Dos. El colega y amigo Pere Martí hizo el otro día un tuit que resume a la perfección el verdadero carnaval que vive ahora Barcelona, el Mobile World Congress: «Los millonarios van con camiseta. Los esclavos con corbata». Exacto. Paradójico. Iluminador. Eso sí que es pura subversión del orden establecido. Que los nuevos ricos globales más admirados vistan como los teenagers mientras nuestros políticos todavía generan comentarios cuando no se ponen corbata es una prueba más de la distancia abismal entre los que modifican de verdad nuestras vidas y los que se promueven para administrarlas. Sugiero un ejercicio al lector ocioso: comparen los vestidos y el lenguaje de las élites tecnológicas que cortan el bacalao en el MWC y los vestidos y el lenguaje de las élites -digamos- tradicionales. Si el fondo y la forma acaban siendo una misma cosa, es evidente y chocante que nunca como ahora la fractura cultural entre los defensores del pasado y los fabricantes del futuro había sido tan abrupta. Entre los ilustrados del XVIII y los románticos del XIX había más coincidencias que entre Zuckerberg y cualquiera de los que dependen del palco del Bernabeu y de los sectores regulados. Aquí, los políticos sólo visten informalmente durante el fin de semana o cuando los partidos celebran congresos o convenciones donde todo está tan aliñado que el simulacro consigue el milagro de hacerse invisible, porque ha alcanzado el nivel de normal y recurrente.

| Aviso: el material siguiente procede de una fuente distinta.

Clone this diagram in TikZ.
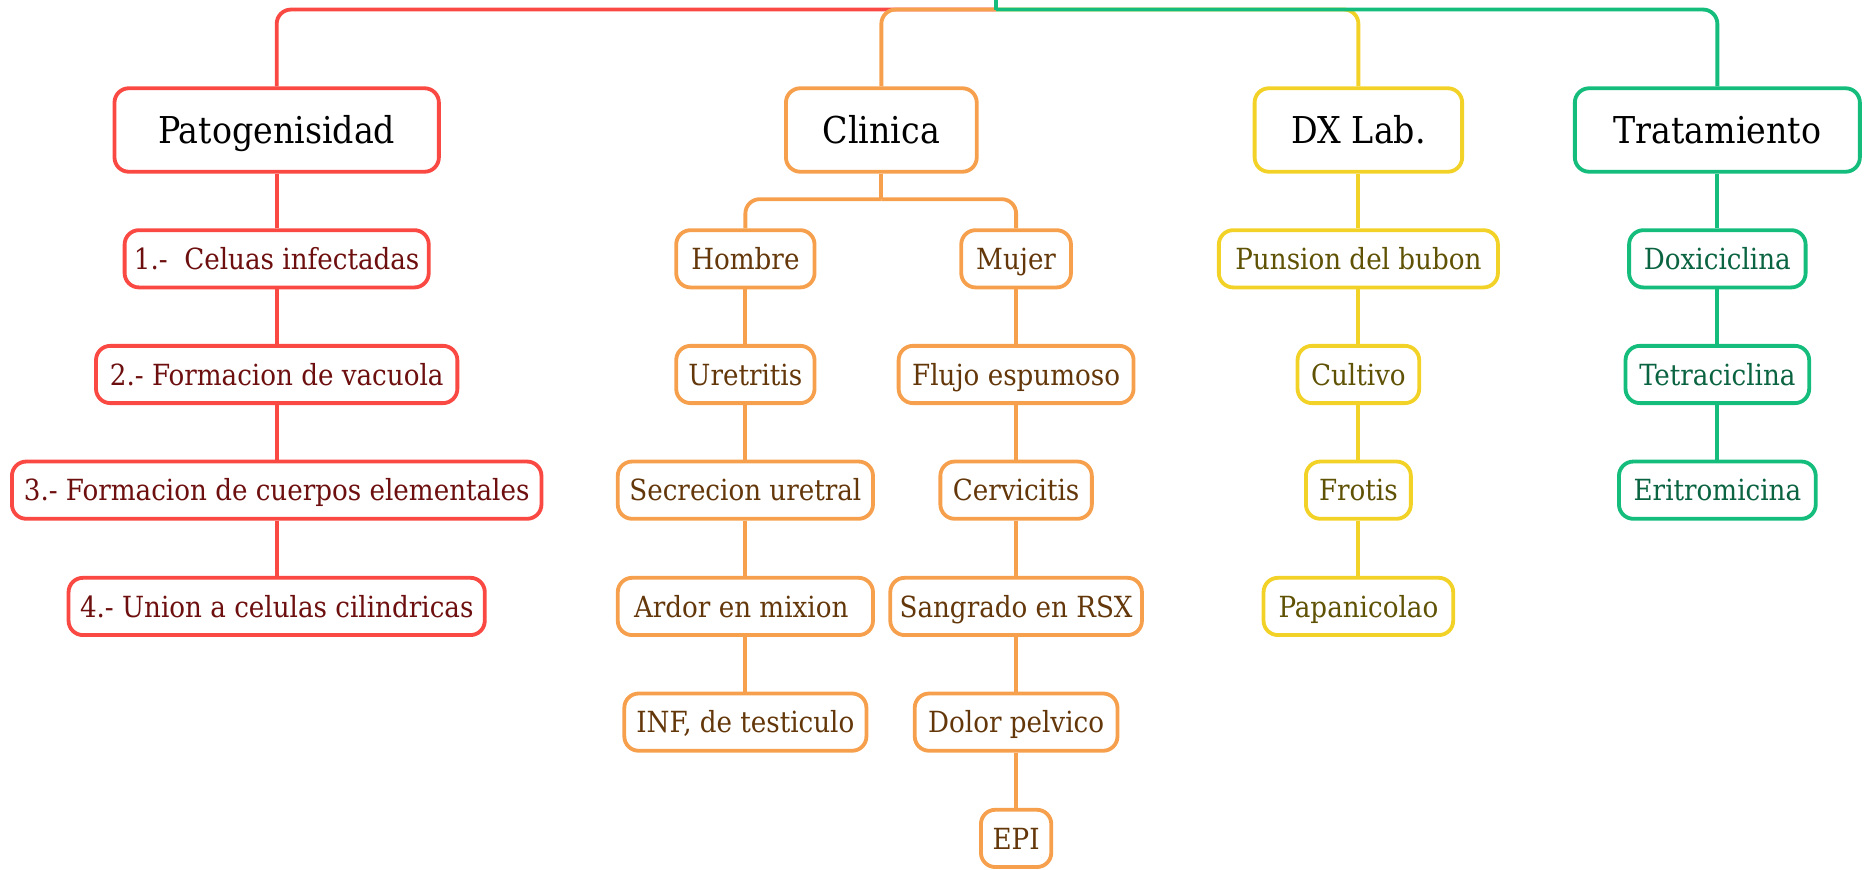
\documentclass[tikz,border=0pt]{standalone}
\usepackage{fontspec}
\setmainfont{DejaVu Serif Condensed}
\definecolor{cR}{RGB}{250,72,66}
\definecolor{cO}{RGB}{246,160,77}
\definecolor{cY}{RGB}{243,210,40}
\definecolor{cG}{RGB}{20,189,124}
\definecolor{tR}{RGB}{110,15,15}
\definecolor{tO}{RGB}{100,55,10}
\definecolor{tY}{RGB}{95,82,5}
\definecolor{tG}{RGB}{10,100,65}
\begin{document}
\begin{tikzpicture}[x=0.5pt,y=-0.5pt,
  box/.style={draw, rounded corners=6pt, line width=1.6pt, fill=white, inner sep=0pt, align=center},
  kw/.style={minimum width=(#1-3)*0.5pt},
  topbox/.style={box, minimum height=35pt, text height=11.3pt, text depth=0pt, font=\fontsize{15.5}{18}\selectfont, text=black},
  kid/.style={box, minimum height=24pt, text height=8.9pt, text depth=0pt, font=\fontsize{12.2}{15}\selectfont},
  redk/.style={kid, draw=cR, text=tR},
  orak/.style={kid, draw=cO, text=tO},
  yelk/.style={kid, draw=cY, text=tY},
  grek/.style={kid, draw=cG, text=tG},
  link/.style={line width=1.6pt},
  corner/.style={link, rounded corners=6pt}]
\useasboundingbox (0,0) rectangle (1568,729);
\coordinate (root) at (835,0);
\coordinate (j) at (835,8);
\coordinate (cj) at (739,167);
% top level
\node[topbox, draw=cR, kw=275] (pat) at (232,109) {Patogenisidad};
\node[topbox, draw=cO, kw=163] (cli) at (739,109) {Clinica};
\node[topbox, draw=cY, kw=177] (dx) at (1139,109) {DX Lab.};
\node[topbox, draw=cG, kw=242] (tra) at (1440,109) {Tratamiento};
% red
\node[redk, kw=258] (r1) at (232,217) {1.-\ \ Celuas infectadas};
\node[redk, kw=306] (r2) at (232,314) {2.- Formacion de vacuola};
\node[redk, kw=447] (r3) at (232,411) {3.- Formacion de cuerpos elementales};
\node[redk, kw=352] (r4) at (232,508.5) {4.- Union a celulas cilindricas};
% orange left
\node[orak, kw=119] (h1) at (625,217) {Hombre};
\node[orak, kw=119] (h2) at (625,314) {Uretritis};
\node[orak, kw=217] (h3) at (625,411) {Secrecion uretral};
\node[orak, kw=217] (h4) at (625,508.5) {Ardor en mixion\ };
\node[orak, kw=206] (h5) at (625,605.5) {INF, de testiculo};
% orange right
\node[orak, kw=95] (m1) at (852,217) {Mujer};
\node[orak, kw=200] (m2) at (852,314) {Flujo espumoso};
\node[orak, kw=130] (m3) at (852,411) {Cervicitis};
\node[orak, kw=214] (m4) at (852,508.5) {Sangrado en RSX};
\node[orak, kw=173] (m5) at (852,605.5) {Dolor pelvico};
\node[orak, kw=62] (m6) at (852,703) {EPI};
% yellow
\node[yelk, kw=237] (y1) at (1139,217) {Punsion del bubon};
\node[yelk, kw=105] (y2) at (1139,314) {Cultivo};
\node[yelk, kw=91] (y3) at (1139,411) {Frotis};
\node[yelk, kw=162] (y4) at (1139,508.5) {Papanicolao};
% green
\node[grek, kw=151] (g1) at (1440,217) {Doxiciclina};
\node[grek, kw=157] (g2) at (1440,314) {Tetraciclina};
\node[grek, kw=168] (g3) at (1440,411) {Eritromicina};
% top connectors
\draw[corner, cR] (j) -| (pat.north);
\draw[corner, cY] (j) -| (dx.north);
\draw[corner, cO] (j) -| (cli.north);
\draw[corner, cG] (j) -| (tra.north);
\draw[link, cG] (root) -- (j);
% red chain
\draw[link, cR] (pat.south) -- (r1.north) (r1.south) -- (r2.north) (r2.south) -- (r3.north) (r3.south) -- (r4.north);
% orange
\draw[link, cO] (cli.south) -- (cj);
\draw[corner, cO] (cj) -| (h1.north);
\draw[corner, cO] (cj) -| (m1.north);
\draw[link, cO] (h1.south) -- (h2.north) (h2.south) -- (h3.north) (h3.south) -- (h4.north) (h4.south) -- (h5.north);
\draw[link, cO] (m1.south) -- (m2.north) (m2.south) -- (m3.north) (m3.south) -- (m4.north) (m4.south) -- (m5.north) (m5.south) -- (m6.north);
% yellow
\draw[link, cY] (dx.south) -- (y1.north) (y1.south) -- (y2.north) (y2.south) -- (y3.north) (y3.south) -- (y4.north);
% green
\draw[link, cG] (tra.south) -- (g1.north) (g1.south) -- (g2.north) (g2.south) -- (g3.north);
\end{tikzpicture}
\end{document}
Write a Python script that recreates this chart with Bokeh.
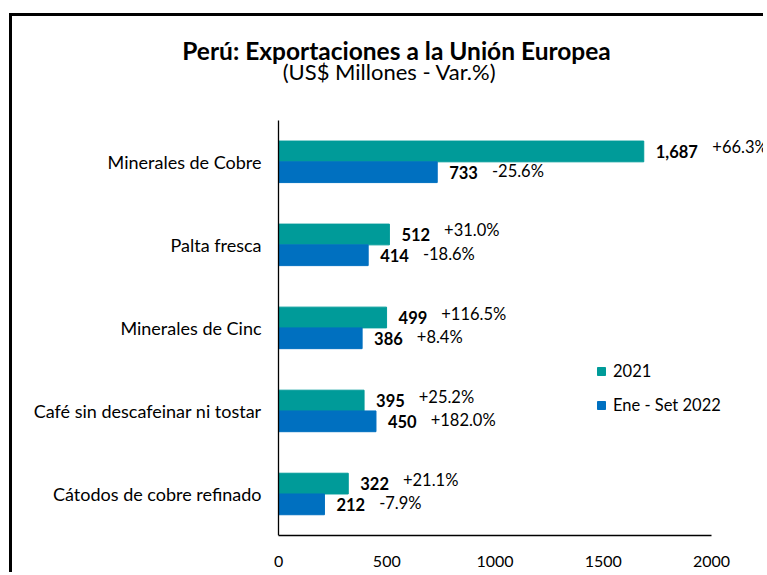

Tres. Hay simulacros y simulacros. ¿Se pueden hacer bromas de carnaval sobre un golpe de Estado? Sí, es imprescindible para la salud democrática. Después del susto de Tejero, recuerdo que la gente de Vilanova (y de muchos otros lugares) hizo el exorcismo de parodiar satíricamente lo que había sido un intento de resucitar a Franco: había que reírse de lo que nos da más miedo. Dicho esto, me pregunto si el periodismo es también un lugar para hacer este tipo de bromas. Depende. A mi parecer, sólo si el experimento aporta algo nuevo sobre el hecho que aborda, no si confirma lo que ya sabemos sobre -por ejemplo- los comportamientos de la audiencia ante un profesional que tiene la etiqueta de fiable. En este sentido, el experimento de Jordi Évole sobre el 23-F es sobrante y fallido aunque sea brillante y se venda como producto para «hacernos pensar». También es un producto que refuerza -quizás sin querer- la versión oficial establecida al caricaturizar las teorías alternativas sobre el golpe. Me interesa mucho la relación problemática entre la verdad y la ficción y, por lo tanto, debería ponerme en el bando de los que defienden este programa, pero su factura impecable no lo salva de su principal problema: genera más confusión sobre nuestra historia reciente que claridad, sobre todo cuando aparecen en la farsa algunas personas que podrían explicar muchas cosas relevantes de aquellas horas inciertas. Los situacionistas propugnaban este tipo de experimentos, pero sabían que el gran riesgo es que te salga el tiro por la culata. Diría que este carnaval histórico de Évole ha acontentado a muchos que, paradójicamente, están lejos de la mirada crítica del periodista.
Cuatro. Andreu Veà, experto mundial en tecnologías de la información, autor del libro Cómo creamos internet y presidente de la Internet Society, considera que la «privacidad es una anomalía temporal que ha durado 150 años» y que, a partir de ahora, las redes sociales nos harán regresar a lo que fue la vida en los pueblos. Dado que conozco al doctor Veà desde hace tiempo y sé que es un amante del carnaval, quiero pensar que bromea un poco con este diagnóstico. En todo caso, es seguro que hoy, cuando todas las paredes parecen transparentes, hay más máscaras que nunca.